THE TASK » Quote each line of the material verbatim, without the pictures.

****

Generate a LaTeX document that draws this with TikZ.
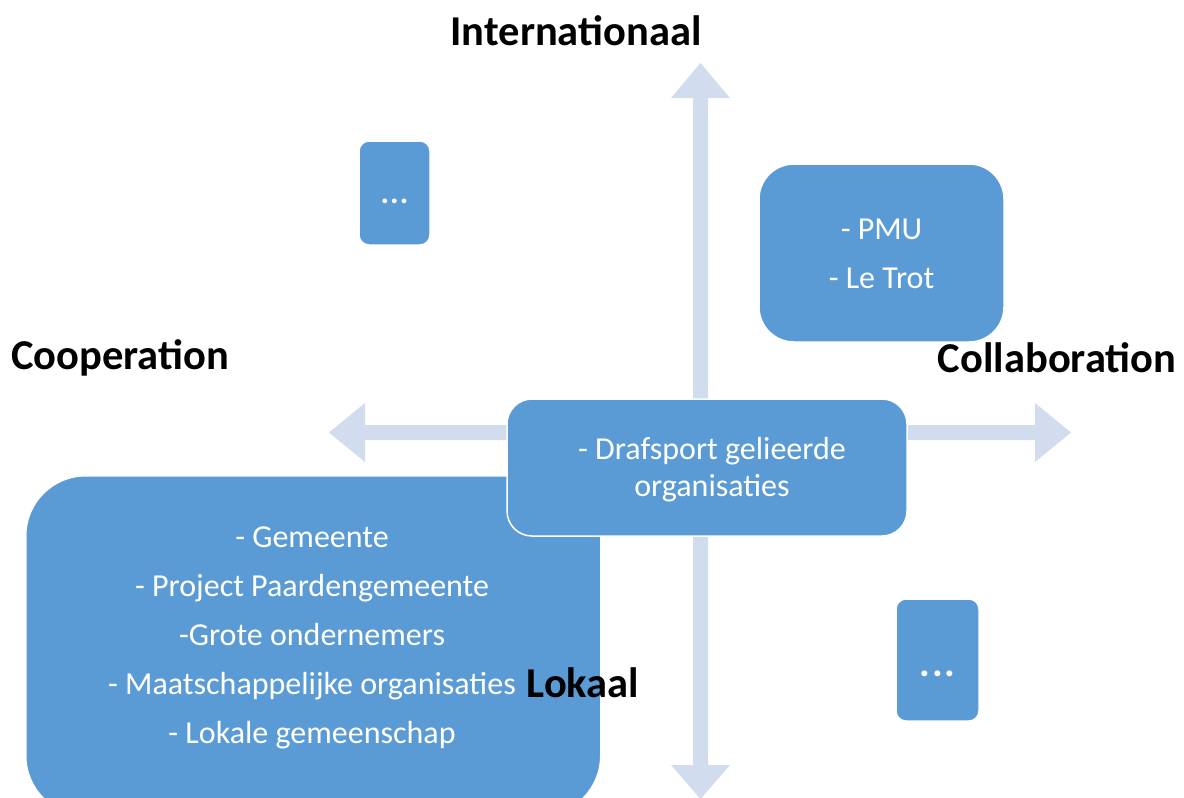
\documentclass[tikz,border=0pt]{standalone}
\usepackage{fontspec}
\setmainfont{Carlito}
\definecolor{boxblue}{HTML}{5B9BD5}
\definecolor{axisblue}{HTML}{D1DCEE}
\begin{document}
\begin{tikzpicture}[x=1pt,y=-1pt,
  box/.style={fill=boxblue, draw=white, line width=1.5pt, text=white,
    align=center, inner sep=0pt, font=\fontsize{32}{49}\selectfont},
  boxtext/.style={text=white, align=center, inner sep=0pt, font=\fontsize{32}{49}\selectfont},
  axislabel/.style={font=\fontsize{42.5}{46}\selectfont\bfseries, text=black, inner sep=0pt},
  axisfill/.style={fill=axisblue}]
\useasboundingbox (0,0) rectangle (1184,798);
\clip (0,0) rectangle (1184,798);
% axes
\coordinate (N) at (700.5,63);
\coordinate (S) at (700.5,799);
\coordinate (W) at (329,432.5);
\coordinate (E) at (1071,432.5);
\fill[axisfill] (N) -- (730,98) -- (708,98) -- (708,765) -- (730,765) -- (S)
  -- (671,765) -- (693,765) -- (693,98) -- (671,98) -- cycle;
\fill[axisfill] (W) -- (365,403) -- (365,425) -- (1035,425) -- (1035,403) -- (E)
  -- (1035,462) -- (1035,440) -- (365,440) -- (365,462) -- cycle;
% boxes
\node[box, rounded corners=10pt, minimum width=71pt, minimum height=104pt] (tl) at (394.5,193) {};
\node[boxtext, font=\fontsize{32}{36}\selectfont\bfseries, anchor=base] (tltext) at (394.5,203) {.\kern1pt.\kern1pt.};
\node[box, rounded corners=35pt, minimum width=245pt, minimum height=178pt] (tr) at (881.5,253) {};
\node[boxtext] (trtext) at (881.5,254) {- PMU\\- Le Trot};
\node[box, rounded corners=10pt, minimum width=83pt, minimum height=122pt] (br) at (937.5,660) {};
\node[boxtext, font=\fontsize{40}{44}\selectfont\bfseries, anchor=base] (brtext) at (937.5,676) {.\kern2pt.\kern2pt.};
\node[box, rounded corners=60pt, minimum width=575pt, minimum height=340pt, anchor=north west] (bl) at (25,475) {};
\node[boxtext] (bltext) at (312,638) {- Gemeente\\- Project Paardengemeente\\-Grote ondernemers\\- Maatschappelijke organisaties\\- Lokale gemeenschap};
\node[box, rounded corners=25pt, minimum width=400pt, minimum height=137pt] (c) at (707,467.5) {};
\node[boxtext, font=\fontsize{32}{37}\selectfont] (ctext) at (712,470) {- Drafsport gelieerde\\organisaties};
% labels
\node[axislabel] (lint) at (576,31) {Internationaal};
\node[axislabel] (lcoop) at (120,358) {Cooperation};
\node[axislabel] (lcoll) at (1057,358) {Collaboration};
\node[axislabel] (llok) at (583,683) {Lokaal};
\end{tikzpicture}
\end{document}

****

ANSWER TO THE PROBLEM »
Generate a LaTeX document that draws this with TikZ.
\documentclass[tikz,border=0pt]{standalone}
\usepackage{fontspec}
\setmainfont{Carlito}
\definecolor{boxblue}{HTML}{5B9BD5}
\definecolor{axisblue}{HTML}{D1DCEE}
\begin{document}
\begin{tikzpicture}[x=1pt,y=-1pt,
  box/.style={fill=boxblue, draw=white, line width=1.5pt, text=white,
    align=center, inner sep=0pt, font=\fontsize{32}{49}\selectfont},
  boxtext/.style={text=white, align=center, inner sep=0pt, font=\fontsize{32}{49}\selectfont},
  axislabel/.style={font=\fontsize{42.5}{46}\selectfont\bfseries, text=black, inner sep=0pt},
  axisfill/.style={fill=axisblue}]
\useasboundingbox (0,0) rectangle (1184,798);
\clip (0,0) rectangle (1184,798);
% axes
\coordinate (N) at (700.5,63);
\coordinate (S) at (700.5,799);
\coordinate (W) at (329,432.5);
\coordinate (E) at (1071,432.5);
\fill[axisfill] (N) -- (730,98) -- (708,98) -- (708,765) -- (730,765) -- (S)
  -- (671,765) -- (693,765) -- (693,98) -- (671,98) -- cycle;
\fill[axisfill] (W) -- (365,403) -- (365,425) -- (1035,425) -- (1035,403) -- (E)
  -- (1035,462) -- (1035,440) -- (365,440) -- (365,462) -- cycle;
% boxes
\node[box, rounded corners=10pt, minimum width=71pt, minimum height=104pt] (tl) at (394.5,193) {};
\node[boxtext, font=\fontsize{32}{36}\selectfont\bfseries, anchor=base] (tltext) at (394.5,203) {.\kern1pt.\kern1pt.};
\node[box, rounded corners=35pt, minimum width=245pt, minimum height=178pt] (tr) at (881.5,253) {};
\node[boxtext] (trtext) at (881.5,254) {- PMU\\- Le Trot};
\node[box, rounded corners=10pt, minimum width=83pt, minimum height=122pt] (br) at (937.5,660) {};
\node[boxtext, font=\fontsize{40}{44}\selectfont\bfseries, anchor=base] (brtext) at (937.5,676) {.\kern2pt.\kern2pt.};
\node[box, rounded corners=60pt, minimum width=575pt, minimum height=340pt, anchor=north west] (bl) at (25,475) {};
\node[boxtext] (bltext) at (312,638) {- Gemeente\\- Project Paardengemeente\\-Grote ondernemers\\- Maatschappelijke organisaties\\- Lokale gemeenschap};
\node[box, rounded corners=25pt, minimum width=400pt, minimum height=137pt] (c) at (707,467.5) {};
\node[boxtext, font=\fontsize{32}{37}\selectfont] (ctext) at (712,470) {- Drafsport gelieerde\\organisaties};
% labels
\node[axislabel] (lint) at (576,31) {Internationaal};
\node[axislabel] (lcoop) at (120,358) {Cooperation};
\node[axislabel] (lcoll) at (1057,358) {Collaboration};
\node[axislabel] (llok) at (583,683) {Lokaal};
\end{tikzpicture}
\end{document}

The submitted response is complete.